You haven't lived until you had to change a 1200-line stored procedure that has at least one 8-way JOIN in it. I've worked in two different companies that had something like that.
What's more interesting to me is why previous generation of people were content with cooking food that just isn't tasty.

Seriously, why?

The tastiness is in the preparation. Boiling all the nutrients and flavor out of a vegetable, and then discarding the cooking liquid, is the height of stupidity.

In this case, steam carrots.

(Apologies for not adding anything to the actual discussion!)

Yes! I hate most boiled vegetables. Makes potatoes seem slimy and flavorless. Funny thing is I actually love eating carrots raw. They have a lot of flavor uncooked.

(might as well keep the off topic in the same thread)

Please try undercooked carrots. Just a bit soft but still with a spine. Super delicious!
what's wrong with you people? brushing them with olive oil and sprinkling dill on them, and then roasting in the oven is the only way to go!
That's not fair. Most of what we eat today is not very tasty. Most large scale farming has chosen to overweight the genetic qualities of larger yields and hardier structures that are more suitable to shipping.

In the past, regional dishes were a result of not just culture but the taste of foods grown locally. Things following "old" recipes with today's food will never capture the flavor. The foods are just that different.

Raw foods are not very tasty today (take tomatos for example), but the end product (say, pasta) is pretty much okay.

I woulder why people were content with foods that are not tasty for prolonged period of time.

That all depends on where you get the raw foods. Ripe tomatoes just picked from the vine are an entirely different experience than ones that are picked hard and green, shipped hundreds of miles, and then allowed to turn red before they are stocked on the grocery store shelf. Add to that the fact that grocery stores generally only stock varieties of produce that ship well and look nice, rather than ones that are grown specifically for flavor. The same applies to virtually all produce, in my experience.

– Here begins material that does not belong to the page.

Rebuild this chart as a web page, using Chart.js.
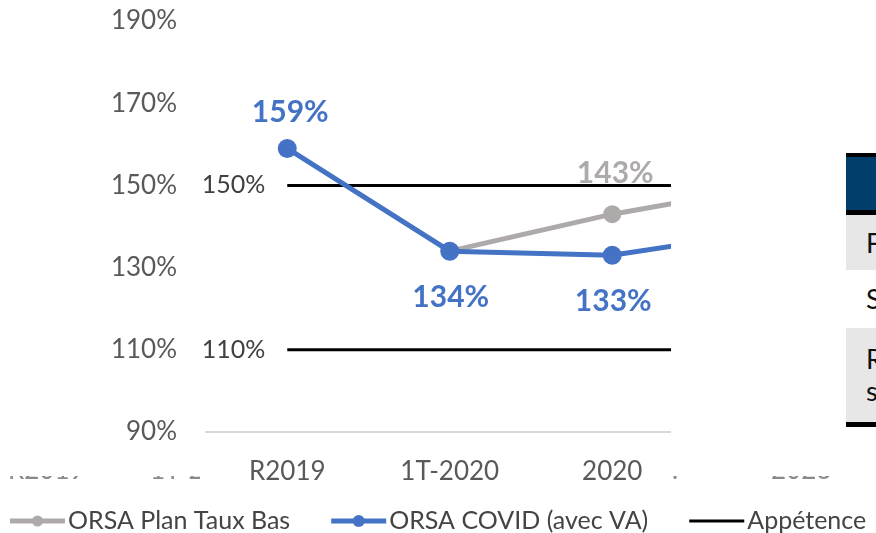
<!DOCTYPE html>
<html>
<head>
<meta charset="utf-8">
<script src="https://cdn.jsdelivr.net/npm/chart.js@4.4.1/dist/chart.umd.min.js"></script>
<style>
  html, body { margin: 0; padding: 0; background: #fff; overflow: hidden; }
  #wrap { position: relative; width: 876px; height: 533px; overflow: hidden; font-family: Lato, "Open Sans", sans-serif; }
  #chart { position: absolute; left: 0; top: 0; }
  #cover { position: absolute; left: 671px; top: 0; width: 205px; height: 490px; background: #fff; }
  .ghost { position: absolute; top: 476px; height: 5px; overflow: hidden; }
  .ghost span { position: absolute; left: 0; top: -22px; font-size: 26px; line-height: 31px; color: #8a8a8a; white-space: nowrap; }
  #table { position: absolute; left: 846px; top: 153px; width: 60px; font-size: 27px; color: #111; }
  #table .top { height: 4px; background: #000; }
  #table .head { height: 53px; background: #003E6C; }
  #table .sep { height: 5px; background: #000; }
  #table .row { padding-left: 20px; box-sizing: border-box; display: flex; flex-direction: column; justify-content: center; line-height: 32px; }
  #table .g { background: #E7E7E7; }
  #table .bot { height: 5px; background: #000; }
</style>
</head>
<body>
<div id="wrap">
  <canvas id="chart" width="876" height="533"></canvas>
  <div id="cover"></div>
  <div class="ghost" style="left:8px;width:80px;"><span>R2019</span></div>
  <div class="ghost" style="left:150px;width:50px;"><span>1T-2020</span></div>
  <div class="ghost" style="left:672px;width:6px;"><span>.</span></div>
  <div class="ghost" style="left:771px;width:62px;"><span>2023</span></div>
  <div id="table">
    <div class="top"></div>
    <div class="head"></div>
    <div class="sep"></div>
    <div class="row g" style="height:55px;">F</div>
    <div class="row" style="height:58px;">S</div>
    <div class="row g" style="height:94px;">R<br>s</div>
    <div class="bot"></div>
  </div>
</div>
<script>
// ---- data ----
const categories = ["R2019", "1T-2020", "2020", "2021"];
const planTauxBas = [null, 134, 143, 150];
const covidVA = [159, 134, 133, 139];
const appetenceHaute = [150, 150, 150, 150];
const appetenceBasse = [110, 110, 110, 110];
const yMin = 90, yMax = 190, yStep = 20;
const seriesNames = ["ORSA Plan Taux Bas", "ORSA COVID (avec VA)", "Appétence"];

const FONT = "Lato, 'Open Sans', sans-serif";
const GRAY = "#AEAAAA", BLUE = "#4472C4", BLACK = "#000000";

// data labels: placement per point (null = none)
const labelPlugin = {
  id: "pointLabels",
  afterDatasetsDraw(chart) {
    const ctx = chart.ctx;
    chart.data.datasets.forEach((ds, i) => {
      if (!ds.labelPos) return;
      const meta = chart.getDatasetMeta(i);
      meta.data.forEach((pt, j) => {
        const pos = ds.labelPos[j];
        const v = ds.data[j];
        if (!pos || v == null) return;
        ctx.save();
        ctx.font = (ds.labelBold ? "bold " : "") + ds.labelSize + "px " + FONT;
        ctx.fillStyle = ds.labelColor;
        ctx.textBaseline = "middle";
        const txt = v + "%";
        const off = ds.labelOffset || 36;
        if (pos === "above") { ctx.textAlign = "center"; ctx.fillText(txt, pt.x + 3, pt.y - off); }
        else if (pos === "below") { ctx.textAlign = "center"; ctx.fillText(txt, pt.x + 1, pt.y + 46); }
        else if (pos === "left") { ctx.textAlign = "right"; ctx.fillText(txt, pt.x - 22, pt.y); }
        ctx.restore();
      });
    });
  }
};

// legend with line + marker
const legendPlugin = {
  id: "lineLegend",
  afterDraw(chart) {
    const ctx = chart.ctx;
    let x = 10;
    const y = 521;
    ctx.save();
    ctx.font = "25px " + FONT;
    ctx.textBaseline = "middle";
    chart.data.datasets.forEach(ds => {
      if (ds.inLegend === false) return;
      ctx.strokeStyle = ds.borderColor;
      ctx.lineWidth = ds.legendLineWidth || ds.borderWidth;
      ctx.beginPath(); ctx.moveTo(x, y); ctx.lineTo(x + 55, y); ctx.stroke();
      if (ds.pointRadius > 0) {
        ctx.fillStyle = ds.pointBackgroundColor;
        ctx.beginPath(); ctx.arc(x + 27.5, y, ds.pointRadius - 1, 0, Math.PI * 2); ctx.fill();
      }
      ctx.fillStyle = "#444444";
      ctx.textAlign = "left";
      ctx.fillText(ds.label, x + 58, y);
      x += 58 + ctx.measureText(ds.label).width + 41;
    });
    ctx.restore();
  }
};

new Chart(document.getElementById("chart"), {
  type: "line",
  data: {
    labels: categories,
    datasets: [
      {
        label: seriesNames[0], data: planTauxBas, order: 1,
        borderColor: GRAY, backgroundColor: GRAY, pointBackgroundColor: GRAY, pointBorderColor: GRAY,
        borderWidth: 5, pointRadius: 6.5, pointHoverRadius: 6.5, tension: 0,
        labelPos: [null, null, "above", null], labelColor: GRAY, labelBold: true, labelSize: 30, labelOffset: 41
      },
      {
        label: seriesNames[1], data: covidVA, order: 0,
        borderColor: BLUE, backgroundColor: BLUE, pointBackgroundColor: BLUE, pointBorderColor: BLUE,
        borderWidth: 5, pointRadius: 7, pointHoverRadius: 7, tension: 0,
        labelPos: ["above", "below", "below", null], labelColor: BLUE, labelBold: true, labelSize: 30, labelOffset: 36
      },
      {
        label: seriesNames[2], data: appetenceHaute, order: 2,
        borderColor: BLACK, backgroundColor: BLACK, borderWidth: 3, pointRadius: 0, pointHoverRadius: 0,
        legendLineWidth: 3,
        labelPos: ["left", null, null, null], labelColor: "#404040", labelBold: false, labelSize: 25
      },
      {
        label: seriesNames[2], data: appetenceBasse, inLegend: false, order: 2,
        borderColor: BLACK, backgroundColor: BLACK, borderWidth: 3, pointRadius: 0, pointHoverRadius: 0,
        labelPos: ["left", null, null, null], labelColor: "#404040", labelBold: false, labelSize: 25
      }
    ]
  },
  options: {
    responsive: false,
    animation: false,
    events: [],
    layout: { padding: { left: 0, right: 20, top: 21, bottom: 31 } },
    plugins: { legend: { display: false }, tooltip: { enabled: false } },
    scales: {
      x: {
        offset: true,
        grid: { display: false, drawTicks: false },
        border: { display: true, color: "#D9D9D9", width: 2 },
        ticks: { color: "#595959", font: { family: FONT, size: 26 }, padding: 24, maxRotation: 0, autoSkip: false },
        afterFit(s) { s.height = 70; s.paddingLeft = 0; s.paddingRight = 0; }
      },
      y: {
        min: yMin, max: yMax,
        grid: { display: false, drawTicks: false },
        border: { display: false },
        ticks: { stepSize: yStep, color: "#595959", font: { family: FONT, size: 26 }, padding: 29,
                 callback: v => v + "%" },
        afterFit(s) { s.width = 206; s.paddingTop = 0; s.paddingBottom = 0; }
      }
    }
  },
  plugins: [labelPlugin, legendPlugin]
});
</script>
</body>
</html>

Disclosure: I have a back yard garden and fruit trees.

My guesses:

1) People had terrible teeth

2) Cooking devices were unreliable

3) Houses were cold so it was difficult to keep things warm without them continuing to cook & soften

4) People were accustomed to institutionalised cooking (boarding school, army, servants)

5) Bad practice was passed on through "Cultural acquisition"

The problem in my experience is that people will emotionally defend their style of carrot boiling, to the point that they loudly and forcefully attempt to convince me that carrots come out of the ground pre-boiled, or that if I try to cook the carrot another way it would still come out equally mushy.

The problem here, as always, is people. Pointing this phenomenon out to someone causes cognitive dissonance (e.g. "Rails doesn't suck, so I must suck?") which is often harder to deal with than eating boiled carrots.

> Several friends of mine commented how stored procedures were a disaster because they weren't kept in version control

There are pre-made tools to do this, and its relatively easy to author your own extracting of the DDL from all DB objects into a tree and commit them into revision control.

There is little difference between SQL and other languages in this context.